Burning; To Be set Alight or to Take Flight?
They say that love hurts, but never that it will burn. We don't know what gets through our skin until we feel ourselves melt, a person turned blob; this is one way to reach rock bottom.
Sure, passion and connection exist, some might even say that it is what stokes the resilience that is our lives; to be burnt is to have played with fire, but can you blame us for the warmth it tries to drag us in with? We are forced into the need of human connection as it has been proven to stabilize our crash landing out of the womb. We are conceptualized in the dance of two and are grown within the folds of our creator; we were never meant to not feel warm, but how do we know when too much of it will leave us burnt, even scarred?
What was once oxygen that got us through our day has now been replaced by the fire stirred within the heart because they remembered our favorite color. I usually hate the color red because it reminds me of blood, but I don’t seem to mind it when it is seen on my cheeks from my lovers kiss or heard through my heartbeat as I am taken into their body heat.
When we fall in love, we should be asking ourselves if we are okay with the possibility of being burned alive at the stake. I say ALIVE because we never truly die from the loss of love, no, we burn the version of ourselves that did try again, feeling every bit of pain pass through our largest organ, our most emotionally sensitive, every and all lessons dissipated to the wind. It makes no sense to give ourselves away if all we get in return are scars, of which require the utmost careful planning to hide or upstage with humor or with each soul we see burning in the distance.

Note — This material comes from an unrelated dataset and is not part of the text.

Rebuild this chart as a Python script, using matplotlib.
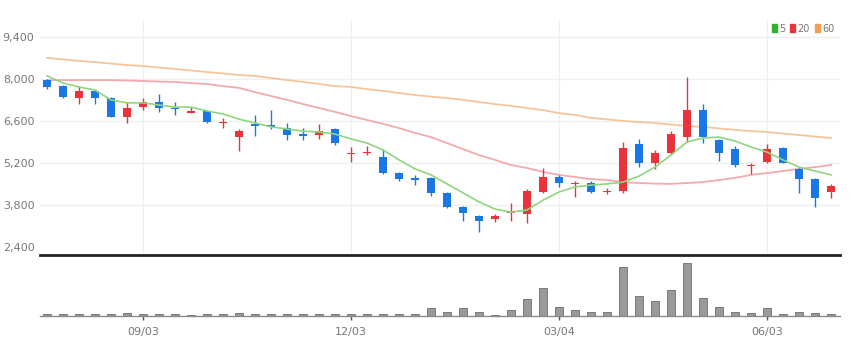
import matplotlib
matplotlib.use('agg')
import matplotlib.pyplot as plt
from matplotlib.patches import Patch
import numpy as np

plt.rcParams['font.family'] = ['Liberation Sans Narrow', 'DejaVu Sans']

# weekly candles
opens = [7980, 7780, 7380, 7620, 7380, 6750, 7080, 7250, 7050, 6890,
         6950, 6550, 6080, 6520, 6480, 6380, 6180, 6150, 6350, 5520,
         5550, 5420, 4880, 4720, 4720, 4220, 3750, 3450, 3350, 3550,
         3520, 4250, 4750, 4520, 4550, 4250, 4280, 5850, 5220, 5550,
         6080, 6980, 5980, 5680, 5100, 5250, 5720, 5020, 4680, 4250]
highs = [8020, 7800, 7780, 7650, 7400, 7250, 7380, 7520, 7250, 7080,
         6970, 6720, 6350, 6820, 6980, 6550, 6380, 6520, 6380, 5750,
         5780, 5680, 4900, 4820, 4750, 4250, 3780, 3480, 3520, 3880,
         4350, 5050, 4820, 4620, 4620, 4380, 5920, 6020, 5650, 6280,
         8080, 7180, 6020, 5780, 5220, 5850, 5750, 5050, 4700, 4520]
lows = [7680, 7380, 7180, 7180, 6750, 6550, 6980, 6920, 6820, 6880,
        6550, 6380, 5620, 6120, 6350, 5980, 5980, 6020, 5820, 5250,
        5480, 4850, 4620, 4480, 4120, 3720, 3280, 2920, 3250, 3280,
        3220, 4220, 4420, 4080, 4220, 4180, 4220, 5080, 5020, 5520,
        5920, 5880, 5280, 5080, 4850, 5220, 5200, 4220, 3750, 4050]
closes = [7750, 7420, 7620, 7380, 6750, 7050, 7250, 7050, 7020, 6920,
          6580, 6590, 6280, 6450, 6420, 6150, 6120, 6280, 5880, 5550,
          5590, 4880, 4680, 4650, 4220, 3750, 3550, 3280, 3450, 3590,
          4280, 4750, 4550, 4560, 4250, 4290, 5720, 5220, 5550, 6180,
          6980, 6080, 5550, 5150, 5150, 5680, 5220, 4680, 4050, 4450]
volumes = [2000, 2000, 2000, 2000, 2000, 2800, 2000, 2000, 2000, 600,
           2000, 2000, 2800, 2000, 2000, 2000, 2000, 2000, 2000, 2000,
           2000, 2500, 2000, 2000, 7700, 4300, 7700, 4300, 1200, 6000,
           17000, 28300, 8700, 6000, 4300, 3700, 49300, 20300, 15000, 26000,
           53300, 17700, 8700, 4300, 2700, 7700, 2000, 3700, 2700, 2000]

ma5 = [8120, 7880, 7750, 7650, 7320, 7220, 7220, 7150, 7080, 7080,
       6950, 6850, 6680, 6550, 6420, 6350, 6280, 6250, 6180, 6020,
       5880, 5650, 5320, 5020, 4820, 4520, 4220, 3920, 3680, 3580,
       3650, 3980, 4250, 4420, 4480, 4520, 4580, 4780, 5080, 5480,
       5920, 6050, 6080, 5950, 5750, 5580, 5320, 5080, 4950, 4820]
ma20 = [7980, 7980, 7980, 7980, 7980, 7970, 7950, 7930, 7920, 7880,
        7850, 7780, 7720, 7580, 7450, 7320, 7180, 7050, 6920, 6780,
        6650, 6520, 6380, 6220, 6080, 5880, 5680, 5480, 5320, 5150,
        5050, 4920, 4820, 4750, 4680, 4650, 4580, 4550, 4530, 4520,
        4550, 4580, 4650, 4720, 4820, 4880, 4950, 5020, 5080, 5150]
ma60 = [8720, 8670, 8620, 8580, 8530, 8480, 8450, 8400, 8350, 8300,
        8250, 8200, 8150, 8120, 8050, 7980, 7920, 7850, 7780, 7750,
        7680, 7620, 7550, 7480, 7430, 7380, 7320, 7250, 7180, 7120,
        7050, 6980, 6880, 6820, 6720, 6670, 6620, 6580, 6550, 6500,
        6450, 6420, 6370, 6320, 6280, 6250, 6200, 6150, 6100, 6050]

tick_idx = [6, 19, 32, 45]
tick_labels = ['09/03', '12/03', '03/04', '06/03']
price_ticks = [2400, 3800, 5200, 6600, 8000, 9400]

UP = '#e8343a'
DOWN = '#1a78e6'
W, H = 856, 355

fig = plt.figure(figsize=(W / 100, H / 100), dpi=100)
ax = fig.add_axes([40 / W, 1 - 255 / H, 800 / W, 235 / H])
axv = fig.add_axes([40 / W, 1 - 316 / H, 800 / W, 58 / H])

x = np.arange(len(opens))
o = np.array(opens); c = np.array(closes)
cols = [UP if cc > oo else DOWN for oo, cc in zip(o, c)]

# grid
for p in price_ticks[1:]:
    ax.axhline(p, color='#efefef', lw=0.9, zorder=0)
for t in tick_idx:
    ax.axvline(t, color='#efefef', lw=0.9, zorder=0)

# moving averages
ax.plot(x, ma60, color='#f7c49a', lw=1.3, zorder=1)
ax.plot(x, ma20, color='#f5a9ad', lw=1.3, zorder=1)
ax.plot(x, ma5, color='#8fd67e', lw=1.2, zorder=3)

# candles
ax.vlines(x, lows, highs, colors=cols, lw=1, zorder=2)
bottoms = np.minimum(o, c)
heights = np.maximum(np.abs(c - o), 45)
ax.bar(x, heights, bottom=bottoms, width=0.47, color=cols, zorder=2)

ax.set_xlim(-0.44, 49.56)
ax.set_ylim(2150, 9983)
ax.set_yticks(price_ticks)
ax.set_yticklabels([f'{p:,}' for p in price_ticks])
ax.tick_params(axis='y', length=0, pad=4, labelsize=8, labelcolor='#777777')
ax.tick_params(axis='x', length=0, labelbottom=False)
for s in ['top', 'right', 'left']:
    ax.spines[s].set_visible(False)
ax.spines['bottom'].set_color('#222222')
ax.spines['bottom'].set_linewidth(2)

# volume
axv.bar(x, volumes, width=0.45, color='#9a9a9a', edgecolor='#6e6e6e', lw=0.6)
axv.set_xlim(-0.44, 49.56)
axv.set_ylim(0, max(volumes) * 58 / 53.3)
axv.set_yticks([])
axv.set_xticks(tick_idx)
axv.set_xticklabels(tick_labels)
axv.tick_params(axis='x', length=3, width=1, color='#555555', pad=5,
                labelsize=8, labelcolor='#777777')
for s in ['top', 'right', 'left']:
    axv.spines[s].set_visible(False)
axv.spines['bottom'].set_color('#8a8a8a')
axv.spines['bottom'].set_linewidth(1)

# legend
handles = [Patch(color='#2db52d'), Patch(color='#e8343a'), Patch(color='#f0a050')]
fig.legend(handles, ['5', '20', '60'], loc='upper right',
           bbox_to_anchor=(843 / W, 1 - 15 / H), ncol=3, frameon=False,
           fontsize=7, handlelength=0.5, handleheight=0.9,
           handletextpad=0.25, columnspacing=0.5, labelcolor='#777777')

fig.savefig('out.png', dpi=100)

Should I send a smoke signal out to those brave enough to come rescue and rehabilitate a girl burnt up by her own rope, wrapped around the idea of love? I have died before by the lies of someone's love, confusing their breath on my neck as the oxygen to my heart. In this fashion as a romantic, I have come to accept the fact that I am a ride-or-die!
Like I've said in past posts, I've always wanted to be a witch. I think it's the fact that they conjure up ideas and routines based on observation to help others in need, hopefully before these others get burnt or hurt. At their core they are givers, but they receive the reputation of being cold-blooded once they choose to explore the idea of love that DOES know bounds. A shack and cat are more important for basic survival than the emotional upsets of others!
And so the tales of women scorned become their decision to practice and preach the expression of individuality, something women still battle with in the 21st century; safety and all that (you look at the statistics!) Leave us alone and we won’t turn you into a toad, deal?
I am scarred pink in the places my memory chooses to remember my past loves, a blush now turned into embarrassment because I let myself believe someone would set me free instead of binding me to a gasoline-soaked tree; the worst part being that that tree was grown from our starting seed.
It is remarkable to be able to take what we have been given and create endless outcomes. I understand what makes love hurt so bad, with resources such as memories and mementos once kindle for two to create warmth now scorching the partner who dared for an extra flare. Be careful not of what you build, but of who you build your future with as it can all burn down in an instant.
My shoulders once slumped at the ashes of lives I built and now burned. I carried them around long enough to see them as pieces of me no longer a part of who I am now, but as what I could be; this ash eventually dissipated into the trees. They carry me from cave to cave as I journey to find the rest of me that has since gone with the wind. I now build this life to shelter myself from the oh-so-strong oxygen that I name love because it will give me life. But too much and I might develop serious dragon breath, which would be cool but super destructive.
All my softness is turning to callousness, ashen by the realization that I may not be able to look to the sky as I tie myself down to the stake again. No, I need to keep my head down in case the flowers begin to look like dead leaves, too easy can they be set ablaze and leave enough time for the gatherer to run away. Bouquets hide the truth that what is not taken care of will eventually die, as they are only as fresh as the first day they are given. Yes, I understand that we all tire, flowers and people alike, but we continue to survive by the kindness of our foundation. Even stakes have to be put in the same ground that the flowers sprout from. I guess, don’t take hurt too personally and be happy that you get to experience your own rebirth from the heat that melded you into the version you are today; only you can decide if you’ll sparkle inspiringly for or cut those that come too close.
We all make choices. What one person sees as kindle, another sees as a use for fertilizer. I personally love the idea of always helping one another grow, but some people just want to watch the world burn.